Begin SOURCE RECORDS
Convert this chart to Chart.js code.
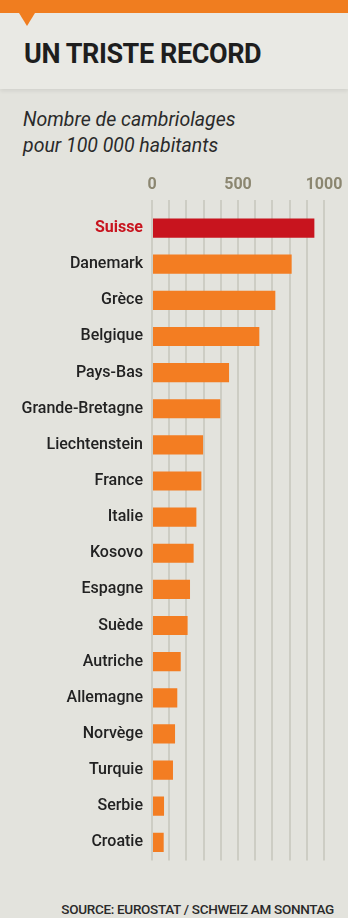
<!DOCTYPE html>
<html lang="fr">
<head>
<meta charset="utf-8">
<script src="https://cdn.jsdelivr.net/npm/chart.js@4.4.1/dist/chart.umd.min.js"></script>
<style>
  html, body { margin:0; padding:0; }
  body { width:348px; height:918px; overflow:hidden; position:relative; background:#e3e3dd;
         font-family:Roboto,'DejaVu Sans Condensed',sans-serif; }
  #head { position:absolute; left:0; top:0; width:348px; height:89px; background:#e9e9e4;
          box-shadow:0 2px 4px rgba(0,0,0,0.08); }
  #band { position:absolute; left:0; top:0; width:348px; height:13px; background:#f07d1f; }
  #tri { position:absolute; left:19px; top:13px; width:0; height:0;
         border-left:8px solid transparent; border-right:8px solid transparent; border-top:13px solid #f07d1f; }
  #title { position:absolute; left:24px; top:37px; font-size:27px; font-weight:bold; color:#1e1e1e;
           line-height:34px; white-space:nowrap; letter-spacing:-0.4px; }
  #sub { position:absolute; left:23px; top:107px; font-size:19.5px; font-style:italic; color:#2a2a2a;
         line-height:26px; white-space:nowrap; }
  #src { position:absolute; right:14px; top:900px; font-size:13.5px; font-weight:500; color:#2a2a2a; white-space:nowrap; line-height:18px; letter-spacing:-0.3px; }
  #wrap { position:absolute; left:0; top:160px; width:348px; height:719px; }
</style>
</head>
<body>
<div id="head"></div>
<div id="band"></div>
<div id="tri"></div>
<div id="title">UN TRISTE RECORD</div>
<div id="sub">Nombre de cambriolages<br>pour 100 000 habitants</div>
<div id="wrap"><canvas id="c" width="348" height="719"></canvas></div>
<div id="src">SOURCE: EUROSTAT / SCHWEIZ AM SONNTAG</div>
<script>
const categories = ["Suisse","Danemark","Grèce","Belgique","Pays-Bas","Grande-Bretagne","Liechtenstein","France","Italie","Kosovo","Espagne","Suède","Autriche","Allemagne","Norvège","Turquie","Serbie","Croatie"];
const values = [944, 812, 717, 624, 448, 397, 297, 287, 258, 242, 221, 207, 167, 147, 134, 122, 70, 68];
const tickLabels = [0, 500, 1000];
const highlight = "Suisse";

const FONT = "Roboto,'DejaVu Sans Condensed',sans-serif";

new Chart(document.getElementById('c'), {
  type: 'bar',
  data: {
    labels: categories,
    datasets: [{
      data: values,
      backgroundColor: categories.map(c => c === highlight ? '#c8141e' : '#f37d22'),
      borderWidth: 0,
      barPercentage: 0.53,
      categoryPercentage: 1
    }]
  },
  options: {
    indexAxis: 'y',
    responsive: false,
    animation: false,
    layout: { padding: { top: 0, right: 24, bottom: 0, left: 0 } },
    plugins: { legend: { display: false }, tooltip: { enabled: false } },
    scales: {
      x: {
        position: 'top',
        min: 0, max: 1000,
        border: { display: false },
        grid: { color: '#cdcdc4', lineWidth: 2, drawTicks: true, tickLength: 10, tickColor: '#cdcdc4' },
        ticks: {
          stepSize: 100, autoSkip: false, maxRotation: 0, padding: 5,
          color: '#8b8670',
          font: { family: FONT, size: 16, weight: 'bold' },
          callback: v => tickLabels.includes(v) ? String(v) : ''
        },
        afterFit: s => { s.height = 50; }
      },
      y: {
        border: { display: false },
        grid: { display: false, drawTicks: false },
        ticks: {
          padding: 9,
          color: ctx => categories[ctx.index] === highlight ? '#c8141e' : '#222222',
          font: ctx => ({ family: FONT, size: 16, weight: categories[ctx.index] === highlight ? 'bold' : '500' })
        },
        afterFit: s => { s.width = 152; }
      }
    }
  }
});
</script>
</body>
</html>
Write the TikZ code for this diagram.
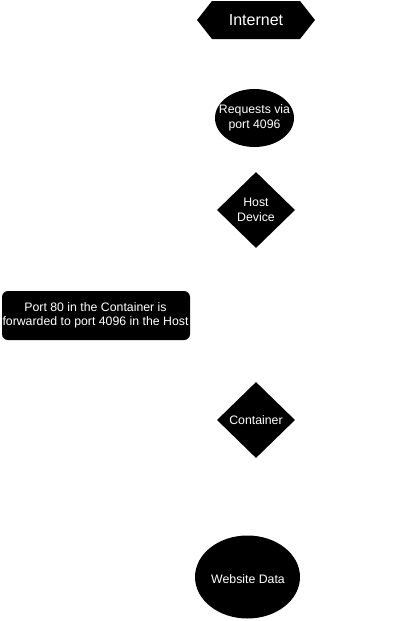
\documentclass[tikz,border=0pt]{standalone}
\usepackage{fontspec}
\setmainfont{Liberation Sans}
\usetikzlibrary{shapes.geometric}
\begin{document}
\begin{tikzpicture}[x=1pt,y=-1pt,
  blk/.style={fill=black,inner sep=0pt},
  txt/.style={text=white,inner sep=0pt,font=\fontsize{12.3}{14.5}\selectfont,align=center},
  ell/.style={blk,ellipse},
  dia/.style={blk,diamond,minimum width=78pt,minimum height=76pt},
  rbox/.style={blk,rectangle,rounded corners=6pt,minimum width=188pt,minimum height=49pt}]
\useasboundingbox (0,0) rectangle (419,621);
\fill[black] (197,20) -- (212,1) -- (300,1) -- (315,20) -- (300,39) -- (212,39) -- cycle;
\node[text=white,font=\fontsize{16}{18}\selectfont] (internet) at (256,20) {Internet};
\node[ell,minimum width=79pt,minimum height=58pt] (req) at (254.5,118) {};
\node[txt] (reqt) at (req) {Requests via\\port 4096};
\node[dia] (host) at (256,210) {};
\node[txt] (hostt) at (host) {Host\\Device};
\node[rbox] (port) at (96,315.5) {};
\node[txt] (portt) at (95.5,315.5) {Port 80 in the Container is\\forwarded to port 4096 in the Host};
\node[dia] (cont) at (256,420) {};
\node[txt] (contt) at (cont) {Container};
\node[ell,minimum width=105pt,minimum height=83pt] (web) at (247.5,577) {};
\node[txt] (webt) at (248,579) {Website Data};
\end{tikzpicture}
\end{document}
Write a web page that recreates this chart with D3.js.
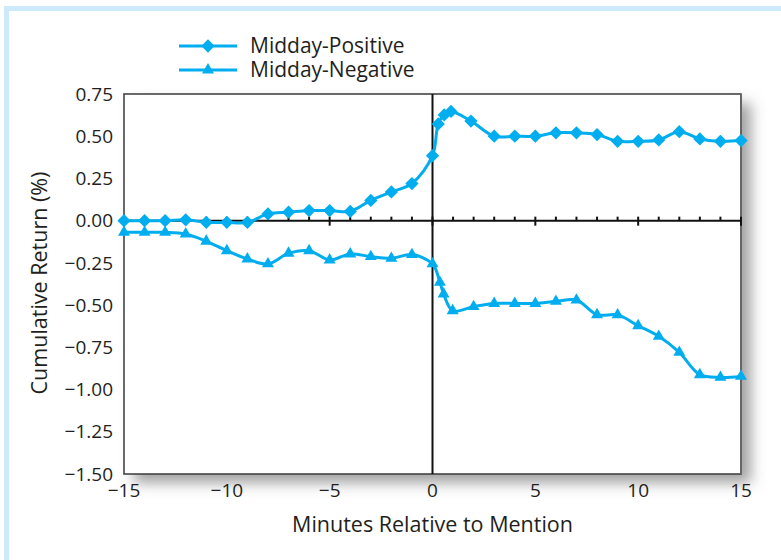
End SOURCE RECORDS
### GIVEN PROBLEM
Without including any pictures, reproduce the listing exactly.

### SOLUTION TO THIS EXERCISE
Convert this chart to Chart.js code.
<!DOCTYPE html>
<html lang="fr">
<head>
<meta charset="utf-8">
<script src="https://cdn.jsdelivr.net/npm/chart.js@4.4.1/dist/chart.umd.min.js"></script>
<style>
  html, body { margin:0; padding:0; }
  body { width:348px; height:918px; overflow:hidden; position:relative; background:#e3e3dd;
         font-family:Roboto,'DejaVu Sans Condensed',sans-serif; }
  #head { position:absolute; left:0; top:0; width:348px; height:89px; background:#e9e9e4;
          box-shadow:0 2px 4px rgba(0,0,0,0.08); }
  #band { position:absolute; left:0; top:0; width:348px; height:13px; background:#f07d1f; }
  #tri { position:absolute; left:19px; top:13px; width:0; height:0;
         border-left:8px solid transparent; border-right:8px solid transparent; border-top:13px solid #f07d1f; }
  #title { position:absolute; left:24px; top:37px; font-size:27px; font-weight:bold; color:#1e1e1e;
           line-height:34px; white-space:nowrap; letter-spacing:-0.4px; }
  #sub { position:absolute; left:23px; top:107px; font-size:19.5px; font-style:italic; color:#2a2a2a;
         line-height:26px; white-space:nowrap; }
  #src { position:absolute; right:14px; top:900px; font-size:13.5px; font-weight:500; color:#2a2a2a; white-space:nowrap; line-height:18px; letter-spacing:-0.3px; }
  #wrap { position:absolute; left:0; top:160px; width:348px; height:719px; }
</style>
</head>
<body>
<div id="head"></div>
<div id="band"></div>
<div id="tri"></div>
<div id="title">UN TRISTE RECORD</div>
<div id="sub">Nombre de cambriolages<br>pour 100 000 habitants</div>
<div id="wrap"><canvas id="c" width="348" height="719"></canvas></div>
<div id="src">SOURCE: EUROSTAT / SCHWEIZ AM SONNTAG</div>
<script>
const categories = ["Suisse","Danemark","Grèce","Belgique","Pays-Bas","Grande-Bretagne","Liechtenstein","France","Italie","Kosovo","Espagne","Suède","Autriche","Allemagne","Norvège","Turquie","Serbie","Croatie"];
const values = [944, 812, 717, 624, 448, 397, 297, 287, 258, 242, 221, 207, 167, 147, 134, 122, 70, 68];
const tickLabels = [0, 500, 1000];
const highlight = "Suisse";

const FONT = "Roboto,'DejaVu Sans Condensed',sans-serif";

new Chart(document.getElementById('c'), {
  type: 'bar',
  data: {
    labels: categories,
    datasets: [{
      data: values,
      backgroundColor: categories.map(c => c === highlight ? '#c8141e' : '#f37d22'),
      borderWidth: 0,
      barPercentage: 0.53,
      categoryPercentage: 1
    }]
  },
  options: {
    indexAxis: 'y',
    responsive: false,
    animation: false,
    layout: { padding: { top: 0, right: 24, bottom: 0, left: 0 } },
    plugins: { legend: { display: false }, tooltip: { enabled: false } },
    scales: {
      x: {
        position: 'top',
        min: 0, max: 1000,
        border: { display: false },
        grid: { color: '#cdcdc4', lineWidth: 2, drawTicks: true, tickLength: 10, tickColor: '#cdcdc4' },
        ticks: {
          stepSize: 100, autoSkip: false, maxRotation: 0, padding: 5,
          color: '#8b8670',
          font: { family: FONT, size: 16, weight: 'bold' },
          callback: v => tickLabels.includes(v) ? String(v) : ''
        },
        afterFit: s => { s.height = 50; }
      },
      y: {
        border: { display: false },
        grid: { display: false, drawTicks: false },
        ticks: {
          padding: 9,
          color: ctx => categories[ctx.index] === highlight ? '#c8141e' : '#222222',
          font: ctx => ({ family: FONT, size: 16, weight: categories[ctx.index] === highlight ? 'bold' : '500' })
        },
        afterFit: s => { s.width = 152; }
      }
    }
  }
});
</script>
</body>
</html>
Write the TikZ code for this diagram.
\documentclass[tikz,border=0pt]{standalone}
\usepackage{fontspec}
\setmainfont{Liberation Sans}
\usetikzlibrary{shapes.geometric}
\begin{document}
\begin{tikzpicture}[x=1pt,y=-1pt,
  blk/.style={fill=black,inner sep=0pt},
  txt/.style={text=white,inner sep=0pt,font=\fontsize{12.3}{14.5}\selectfont,align=center},
  ell/.style={blk,ellipse},
  dia/.style={blk,diamond,minimum width=78pt,minimum height=76pt},
  rbox/.style={blk,rectangle,rounded corners=6pt,minimum width=188pt,minimum height=49pt}]
\useasboundingbox (0,0) rectangle (419,621);
\fill[black] (197,20) -- (212,1) -- (300,1) -- (315,20) -- (300,39) -- (212,39) -- cycle;
\node[text=white,font=\fontsize{16}{18}\selectfont] (internet) at (256,20) {Internet};
\node[ell,minimum width=79pt,minimum height=58pt] (req) at (254.5,118) {};
\node[txt] (reqt) at (req) {Requests via\\port 4096};
\node[dia] (host) at (256,210) {};
\node[txt] (hostt) at (host) {Host\\Device};
\node[rbox] (port) at (96,315.5) {};
\node[txt] (portt) at (95.5,315.5) {Port 80 in the Container is\\forwarded to port 4096 in the Host};
\node[dia] (cont) at (256,420) {};
\node[txt] (contt) at (cont) {Container};
\node[ell,minimum width=105pt,minimum height=83pt] (web) at (247.5,577) {};
\node[txt] (webt) at (248,579) {Website Data};
\end{tikzpicture}
\end{document}
Write a web page that recreates this chart with D3.js.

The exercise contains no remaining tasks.